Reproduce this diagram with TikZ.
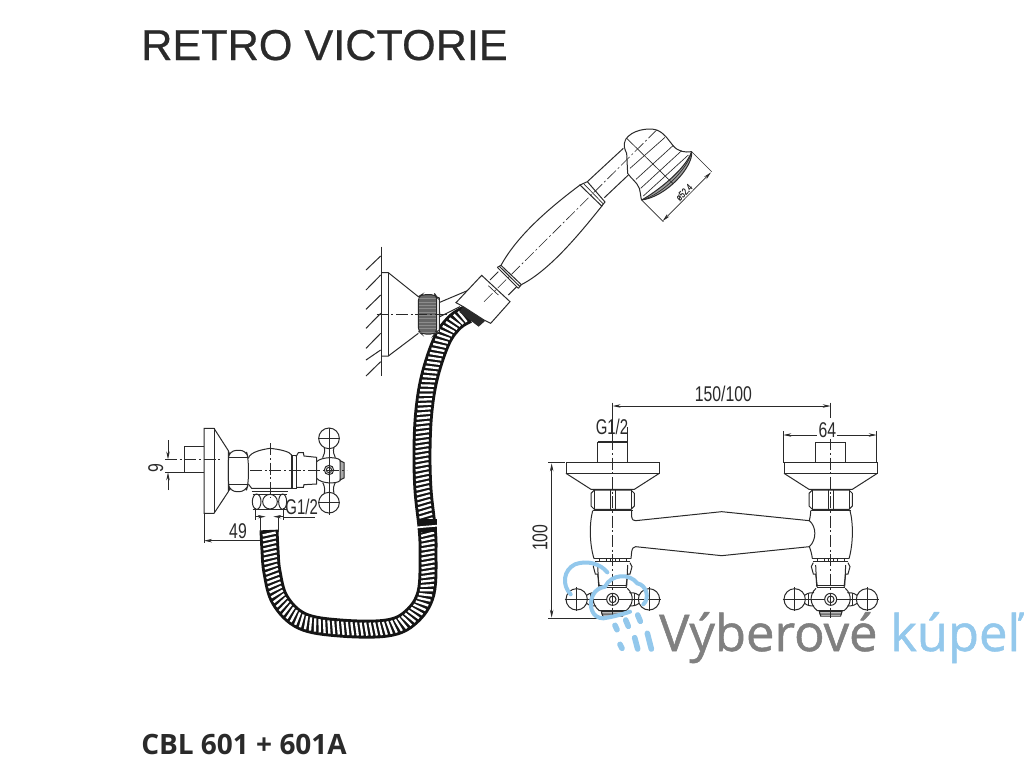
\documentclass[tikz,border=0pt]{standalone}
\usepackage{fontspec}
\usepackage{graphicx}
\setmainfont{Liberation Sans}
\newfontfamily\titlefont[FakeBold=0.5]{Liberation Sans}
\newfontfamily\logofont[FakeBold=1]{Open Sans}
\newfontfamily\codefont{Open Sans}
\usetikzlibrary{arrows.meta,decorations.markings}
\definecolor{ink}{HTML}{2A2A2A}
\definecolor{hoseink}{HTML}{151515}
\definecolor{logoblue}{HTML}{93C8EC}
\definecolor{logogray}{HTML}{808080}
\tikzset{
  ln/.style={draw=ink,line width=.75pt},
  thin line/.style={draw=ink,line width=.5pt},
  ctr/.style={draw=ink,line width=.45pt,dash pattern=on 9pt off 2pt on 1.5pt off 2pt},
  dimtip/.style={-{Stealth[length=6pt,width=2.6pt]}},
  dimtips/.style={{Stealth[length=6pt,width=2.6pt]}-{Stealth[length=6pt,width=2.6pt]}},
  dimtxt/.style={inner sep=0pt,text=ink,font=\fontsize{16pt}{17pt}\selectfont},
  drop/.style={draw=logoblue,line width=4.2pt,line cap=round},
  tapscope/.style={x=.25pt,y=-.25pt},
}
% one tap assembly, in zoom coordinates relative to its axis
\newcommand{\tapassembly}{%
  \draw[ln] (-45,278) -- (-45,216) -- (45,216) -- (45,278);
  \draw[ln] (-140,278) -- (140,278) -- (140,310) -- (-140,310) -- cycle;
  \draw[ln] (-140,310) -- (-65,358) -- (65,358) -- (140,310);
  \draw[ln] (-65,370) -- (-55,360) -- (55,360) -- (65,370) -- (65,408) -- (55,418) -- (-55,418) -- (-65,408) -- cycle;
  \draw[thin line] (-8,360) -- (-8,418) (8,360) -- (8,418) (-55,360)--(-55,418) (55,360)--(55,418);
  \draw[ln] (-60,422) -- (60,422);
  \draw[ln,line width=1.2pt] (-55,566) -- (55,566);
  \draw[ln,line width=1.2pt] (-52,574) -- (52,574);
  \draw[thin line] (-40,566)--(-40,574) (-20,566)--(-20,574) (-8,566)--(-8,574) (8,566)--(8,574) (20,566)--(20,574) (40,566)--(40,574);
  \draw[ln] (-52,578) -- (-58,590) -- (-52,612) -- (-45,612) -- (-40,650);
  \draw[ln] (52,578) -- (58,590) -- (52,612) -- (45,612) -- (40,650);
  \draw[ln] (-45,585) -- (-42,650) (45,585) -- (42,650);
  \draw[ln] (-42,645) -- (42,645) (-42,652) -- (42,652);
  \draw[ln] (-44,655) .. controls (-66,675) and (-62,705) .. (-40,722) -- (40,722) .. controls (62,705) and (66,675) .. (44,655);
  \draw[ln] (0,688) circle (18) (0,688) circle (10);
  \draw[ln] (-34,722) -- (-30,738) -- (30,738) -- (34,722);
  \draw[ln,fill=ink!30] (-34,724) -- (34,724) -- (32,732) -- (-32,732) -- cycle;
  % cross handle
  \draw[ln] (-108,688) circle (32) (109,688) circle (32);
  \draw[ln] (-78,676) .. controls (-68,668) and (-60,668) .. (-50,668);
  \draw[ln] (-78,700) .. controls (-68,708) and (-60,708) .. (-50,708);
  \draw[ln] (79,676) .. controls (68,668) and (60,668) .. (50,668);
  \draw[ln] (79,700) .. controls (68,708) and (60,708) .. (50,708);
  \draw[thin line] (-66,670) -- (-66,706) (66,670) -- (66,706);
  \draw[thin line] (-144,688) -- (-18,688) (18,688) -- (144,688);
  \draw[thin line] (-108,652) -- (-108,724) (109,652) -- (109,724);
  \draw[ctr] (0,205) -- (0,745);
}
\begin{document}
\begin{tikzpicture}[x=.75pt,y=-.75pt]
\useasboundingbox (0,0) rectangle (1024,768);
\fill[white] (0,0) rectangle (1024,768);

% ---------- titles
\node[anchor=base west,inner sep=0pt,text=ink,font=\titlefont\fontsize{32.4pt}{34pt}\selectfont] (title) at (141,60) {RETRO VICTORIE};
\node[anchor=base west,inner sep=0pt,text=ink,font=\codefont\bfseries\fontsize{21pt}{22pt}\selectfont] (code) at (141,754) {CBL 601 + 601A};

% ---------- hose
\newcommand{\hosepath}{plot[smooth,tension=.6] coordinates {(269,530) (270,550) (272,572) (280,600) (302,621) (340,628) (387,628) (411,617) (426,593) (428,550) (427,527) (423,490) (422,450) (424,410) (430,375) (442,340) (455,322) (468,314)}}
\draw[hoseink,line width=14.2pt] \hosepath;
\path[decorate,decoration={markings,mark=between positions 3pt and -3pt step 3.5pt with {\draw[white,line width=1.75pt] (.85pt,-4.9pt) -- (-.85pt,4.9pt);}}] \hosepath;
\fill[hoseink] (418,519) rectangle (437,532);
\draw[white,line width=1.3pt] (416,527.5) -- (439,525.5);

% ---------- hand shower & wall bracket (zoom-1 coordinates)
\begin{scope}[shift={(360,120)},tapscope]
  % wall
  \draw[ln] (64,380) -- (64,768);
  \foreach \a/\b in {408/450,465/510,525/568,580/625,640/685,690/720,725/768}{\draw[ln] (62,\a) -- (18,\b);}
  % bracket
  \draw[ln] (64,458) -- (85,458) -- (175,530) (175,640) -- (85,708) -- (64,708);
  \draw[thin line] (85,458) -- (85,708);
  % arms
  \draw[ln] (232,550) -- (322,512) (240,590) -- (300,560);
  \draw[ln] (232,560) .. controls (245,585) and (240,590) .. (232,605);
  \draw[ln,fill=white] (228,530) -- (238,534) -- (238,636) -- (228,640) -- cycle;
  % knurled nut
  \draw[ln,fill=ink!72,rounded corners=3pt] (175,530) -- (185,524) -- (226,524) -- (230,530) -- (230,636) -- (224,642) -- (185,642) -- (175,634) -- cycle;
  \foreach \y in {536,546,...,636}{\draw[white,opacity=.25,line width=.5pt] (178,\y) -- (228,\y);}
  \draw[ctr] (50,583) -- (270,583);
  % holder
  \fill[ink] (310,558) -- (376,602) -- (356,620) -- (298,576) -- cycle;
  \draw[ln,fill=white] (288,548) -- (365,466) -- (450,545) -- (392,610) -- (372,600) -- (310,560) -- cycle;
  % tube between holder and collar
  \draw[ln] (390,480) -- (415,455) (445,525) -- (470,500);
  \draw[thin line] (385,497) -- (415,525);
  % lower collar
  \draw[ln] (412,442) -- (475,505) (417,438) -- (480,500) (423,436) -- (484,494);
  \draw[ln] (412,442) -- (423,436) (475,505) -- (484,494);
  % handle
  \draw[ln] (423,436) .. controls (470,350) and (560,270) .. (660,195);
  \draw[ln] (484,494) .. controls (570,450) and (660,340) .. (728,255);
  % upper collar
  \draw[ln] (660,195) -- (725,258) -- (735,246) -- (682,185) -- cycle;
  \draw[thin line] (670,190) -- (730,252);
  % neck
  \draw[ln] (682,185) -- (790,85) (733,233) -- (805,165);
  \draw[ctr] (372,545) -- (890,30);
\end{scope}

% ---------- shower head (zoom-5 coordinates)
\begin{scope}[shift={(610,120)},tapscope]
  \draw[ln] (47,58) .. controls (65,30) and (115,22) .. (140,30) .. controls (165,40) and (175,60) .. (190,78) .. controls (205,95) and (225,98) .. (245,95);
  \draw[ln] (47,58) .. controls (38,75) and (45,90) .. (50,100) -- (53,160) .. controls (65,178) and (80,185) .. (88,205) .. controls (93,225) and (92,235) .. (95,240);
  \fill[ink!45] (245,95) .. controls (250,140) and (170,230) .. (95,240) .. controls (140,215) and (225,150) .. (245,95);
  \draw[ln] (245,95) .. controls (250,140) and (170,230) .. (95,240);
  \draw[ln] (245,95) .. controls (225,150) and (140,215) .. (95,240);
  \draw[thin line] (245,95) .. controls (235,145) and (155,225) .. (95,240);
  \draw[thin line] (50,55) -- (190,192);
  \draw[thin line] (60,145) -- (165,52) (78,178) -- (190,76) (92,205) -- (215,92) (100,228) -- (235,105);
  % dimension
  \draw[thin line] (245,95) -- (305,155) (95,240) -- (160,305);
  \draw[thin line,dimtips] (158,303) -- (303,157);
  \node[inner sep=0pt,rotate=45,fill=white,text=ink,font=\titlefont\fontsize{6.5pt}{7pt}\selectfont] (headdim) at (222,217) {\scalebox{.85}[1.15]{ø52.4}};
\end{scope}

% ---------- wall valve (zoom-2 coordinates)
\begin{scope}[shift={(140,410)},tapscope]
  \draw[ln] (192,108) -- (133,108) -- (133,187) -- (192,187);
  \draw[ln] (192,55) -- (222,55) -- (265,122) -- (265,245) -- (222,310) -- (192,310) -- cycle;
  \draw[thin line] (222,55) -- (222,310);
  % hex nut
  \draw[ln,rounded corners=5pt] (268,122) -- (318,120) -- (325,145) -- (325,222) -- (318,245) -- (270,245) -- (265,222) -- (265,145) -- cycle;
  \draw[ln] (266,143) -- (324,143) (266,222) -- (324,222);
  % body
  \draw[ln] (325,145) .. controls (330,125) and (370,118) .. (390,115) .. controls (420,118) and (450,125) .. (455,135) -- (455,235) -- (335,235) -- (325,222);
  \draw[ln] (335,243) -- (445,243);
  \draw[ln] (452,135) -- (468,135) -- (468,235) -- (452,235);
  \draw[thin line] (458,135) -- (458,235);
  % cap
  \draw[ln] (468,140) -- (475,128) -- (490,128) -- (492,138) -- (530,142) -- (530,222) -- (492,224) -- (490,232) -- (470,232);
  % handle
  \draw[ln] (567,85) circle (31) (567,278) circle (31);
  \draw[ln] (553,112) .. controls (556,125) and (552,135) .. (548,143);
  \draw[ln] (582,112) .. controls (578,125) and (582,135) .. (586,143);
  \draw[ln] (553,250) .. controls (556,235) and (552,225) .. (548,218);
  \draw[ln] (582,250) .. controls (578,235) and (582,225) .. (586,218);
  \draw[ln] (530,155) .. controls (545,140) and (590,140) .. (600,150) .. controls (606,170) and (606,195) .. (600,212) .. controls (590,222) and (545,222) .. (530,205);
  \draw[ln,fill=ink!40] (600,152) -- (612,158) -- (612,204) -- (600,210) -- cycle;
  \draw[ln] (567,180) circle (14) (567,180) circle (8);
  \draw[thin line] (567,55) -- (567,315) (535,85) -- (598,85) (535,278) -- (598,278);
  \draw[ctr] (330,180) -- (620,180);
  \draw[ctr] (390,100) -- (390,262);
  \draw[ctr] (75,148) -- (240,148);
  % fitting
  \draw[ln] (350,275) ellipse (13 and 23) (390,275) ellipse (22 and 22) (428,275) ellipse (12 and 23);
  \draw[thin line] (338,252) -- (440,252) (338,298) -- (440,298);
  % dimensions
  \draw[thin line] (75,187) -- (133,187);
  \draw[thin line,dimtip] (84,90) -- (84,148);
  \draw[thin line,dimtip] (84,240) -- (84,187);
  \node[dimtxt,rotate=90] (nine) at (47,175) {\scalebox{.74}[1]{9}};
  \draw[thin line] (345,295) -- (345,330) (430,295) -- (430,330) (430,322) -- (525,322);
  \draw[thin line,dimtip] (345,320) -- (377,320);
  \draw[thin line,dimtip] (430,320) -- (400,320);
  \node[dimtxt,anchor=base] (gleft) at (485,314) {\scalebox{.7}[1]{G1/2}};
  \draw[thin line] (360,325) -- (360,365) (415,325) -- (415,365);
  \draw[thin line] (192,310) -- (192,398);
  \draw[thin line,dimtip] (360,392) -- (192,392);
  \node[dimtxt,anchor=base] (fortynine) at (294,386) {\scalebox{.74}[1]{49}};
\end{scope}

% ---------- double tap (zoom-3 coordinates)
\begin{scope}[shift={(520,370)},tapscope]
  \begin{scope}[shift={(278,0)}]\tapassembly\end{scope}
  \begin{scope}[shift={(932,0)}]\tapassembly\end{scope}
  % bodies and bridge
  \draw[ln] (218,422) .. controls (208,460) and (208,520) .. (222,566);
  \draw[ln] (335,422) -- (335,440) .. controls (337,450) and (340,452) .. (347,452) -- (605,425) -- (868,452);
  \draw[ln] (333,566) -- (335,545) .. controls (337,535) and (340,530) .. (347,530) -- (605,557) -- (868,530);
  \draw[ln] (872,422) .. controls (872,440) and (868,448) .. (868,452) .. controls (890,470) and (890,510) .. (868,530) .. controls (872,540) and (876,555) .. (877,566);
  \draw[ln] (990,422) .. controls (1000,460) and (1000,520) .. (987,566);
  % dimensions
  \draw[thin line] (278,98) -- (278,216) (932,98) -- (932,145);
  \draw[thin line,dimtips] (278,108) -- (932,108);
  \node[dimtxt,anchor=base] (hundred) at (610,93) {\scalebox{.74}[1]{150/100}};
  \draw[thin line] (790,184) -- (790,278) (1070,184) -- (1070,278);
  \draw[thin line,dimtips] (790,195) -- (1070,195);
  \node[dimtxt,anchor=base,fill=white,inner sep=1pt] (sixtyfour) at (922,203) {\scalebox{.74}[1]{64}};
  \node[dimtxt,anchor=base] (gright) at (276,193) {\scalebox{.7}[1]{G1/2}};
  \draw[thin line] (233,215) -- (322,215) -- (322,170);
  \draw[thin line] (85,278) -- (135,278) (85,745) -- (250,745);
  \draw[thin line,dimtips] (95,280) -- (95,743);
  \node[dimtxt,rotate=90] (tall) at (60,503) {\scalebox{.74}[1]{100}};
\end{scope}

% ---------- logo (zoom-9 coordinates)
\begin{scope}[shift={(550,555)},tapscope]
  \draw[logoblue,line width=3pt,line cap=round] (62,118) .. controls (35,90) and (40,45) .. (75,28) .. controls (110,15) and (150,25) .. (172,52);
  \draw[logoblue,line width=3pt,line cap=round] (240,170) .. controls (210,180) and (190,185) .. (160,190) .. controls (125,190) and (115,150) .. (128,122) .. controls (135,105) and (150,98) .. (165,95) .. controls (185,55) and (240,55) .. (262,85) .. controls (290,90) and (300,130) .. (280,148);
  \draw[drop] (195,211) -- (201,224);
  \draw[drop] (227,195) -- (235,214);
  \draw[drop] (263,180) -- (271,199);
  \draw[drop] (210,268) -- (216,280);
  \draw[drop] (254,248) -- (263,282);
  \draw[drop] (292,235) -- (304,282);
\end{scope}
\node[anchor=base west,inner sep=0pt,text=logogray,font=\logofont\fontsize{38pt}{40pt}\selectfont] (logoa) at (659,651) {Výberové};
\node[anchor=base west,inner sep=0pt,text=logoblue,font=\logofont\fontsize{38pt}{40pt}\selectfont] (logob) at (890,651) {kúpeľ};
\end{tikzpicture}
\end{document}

····················

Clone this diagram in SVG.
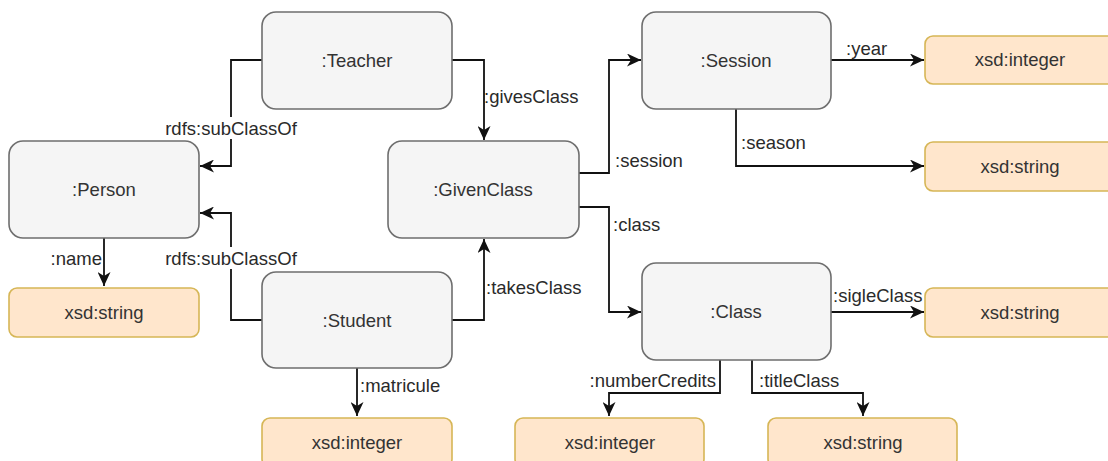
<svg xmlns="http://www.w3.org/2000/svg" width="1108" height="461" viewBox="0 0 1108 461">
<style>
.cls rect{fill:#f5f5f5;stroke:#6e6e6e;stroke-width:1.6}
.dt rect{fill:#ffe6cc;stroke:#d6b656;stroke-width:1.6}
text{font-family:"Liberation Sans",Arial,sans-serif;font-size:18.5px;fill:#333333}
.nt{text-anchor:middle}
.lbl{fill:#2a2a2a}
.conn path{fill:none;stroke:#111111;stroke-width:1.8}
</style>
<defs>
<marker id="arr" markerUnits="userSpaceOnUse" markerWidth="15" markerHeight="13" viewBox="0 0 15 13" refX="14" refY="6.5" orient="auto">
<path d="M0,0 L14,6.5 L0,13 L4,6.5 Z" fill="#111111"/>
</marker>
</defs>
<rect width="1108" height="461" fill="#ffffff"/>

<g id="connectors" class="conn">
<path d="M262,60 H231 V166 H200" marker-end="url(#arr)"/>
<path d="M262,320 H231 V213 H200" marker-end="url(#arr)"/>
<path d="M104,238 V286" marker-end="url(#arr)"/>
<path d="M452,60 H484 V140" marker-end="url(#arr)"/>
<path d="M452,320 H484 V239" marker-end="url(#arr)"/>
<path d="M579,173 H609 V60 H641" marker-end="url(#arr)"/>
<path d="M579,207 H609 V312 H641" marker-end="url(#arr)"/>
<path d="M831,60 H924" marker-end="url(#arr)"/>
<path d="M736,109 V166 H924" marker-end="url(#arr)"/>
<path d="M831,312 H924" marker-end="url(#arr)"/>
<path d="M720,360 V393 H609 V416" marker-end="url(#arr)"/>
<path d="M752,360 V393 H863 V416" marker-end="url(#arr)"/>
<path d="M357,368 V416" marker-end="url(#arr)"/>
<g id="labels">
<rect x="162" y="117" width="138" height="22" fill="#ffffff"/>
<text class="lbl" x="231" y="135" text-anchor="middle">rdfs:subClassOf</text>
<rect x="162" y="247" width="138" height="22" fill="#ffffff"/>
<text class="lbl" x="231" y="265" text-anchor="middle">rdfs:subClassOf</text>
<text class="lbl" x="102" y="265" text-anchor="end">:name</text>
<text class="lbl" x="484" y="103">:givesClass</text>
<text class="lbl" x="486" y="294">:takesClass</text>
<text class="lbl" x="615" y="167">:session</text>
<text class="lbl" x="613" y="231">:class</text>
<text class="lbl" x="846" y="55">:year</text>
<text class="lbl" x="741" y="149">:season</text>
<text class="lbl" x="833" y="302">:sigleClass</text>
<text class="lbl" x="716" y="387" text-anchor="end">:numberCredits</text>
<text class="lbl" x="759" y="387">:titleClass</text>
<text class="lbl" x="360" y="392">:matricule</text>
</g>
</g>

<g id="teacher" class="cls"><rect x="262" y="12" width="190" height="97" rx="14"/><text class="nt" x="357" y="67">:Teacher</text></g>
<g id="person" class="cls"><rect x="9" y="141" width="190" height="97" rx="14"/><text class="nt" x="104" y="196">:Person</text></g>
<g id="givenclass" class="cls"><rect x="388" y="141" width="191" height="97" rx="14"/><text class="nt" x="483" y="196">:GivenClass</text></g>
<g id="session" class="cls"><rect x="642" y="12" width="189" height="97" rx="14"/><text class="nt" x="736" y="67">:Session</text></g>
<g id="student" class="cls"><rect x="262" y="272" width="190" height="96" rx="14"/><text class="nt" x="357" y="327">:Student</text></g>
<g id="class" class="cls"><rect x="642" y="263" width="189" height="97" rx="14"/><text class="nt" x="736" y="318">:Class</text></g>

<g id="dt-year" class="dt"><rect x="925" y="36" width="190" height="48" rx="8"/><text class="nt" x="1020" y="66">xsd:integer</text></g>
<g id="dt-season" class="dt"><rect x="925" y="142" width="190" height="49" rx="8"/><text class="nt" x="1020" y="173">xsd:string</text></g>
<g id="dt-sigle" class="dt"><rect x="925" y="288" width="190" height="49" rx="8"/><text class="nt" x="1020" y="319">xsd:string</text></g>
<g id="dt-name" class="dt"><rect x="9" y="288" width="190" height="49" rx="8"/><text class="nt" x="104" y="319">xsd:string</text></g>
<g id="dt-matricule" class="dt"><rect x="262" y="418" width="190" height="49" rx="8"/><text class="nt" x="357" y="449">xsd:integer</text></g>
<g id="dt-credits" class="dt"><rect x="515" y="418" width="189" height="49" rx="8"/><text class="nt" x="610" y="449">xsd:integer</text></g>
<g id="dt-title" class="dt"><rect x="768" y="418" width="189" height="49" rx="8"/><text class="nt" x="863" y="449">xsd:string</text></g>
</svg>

····················

*Required task*. Nothing but a number is needed here: how many lines hold the string "diagram"?

*Solution to this task*. 2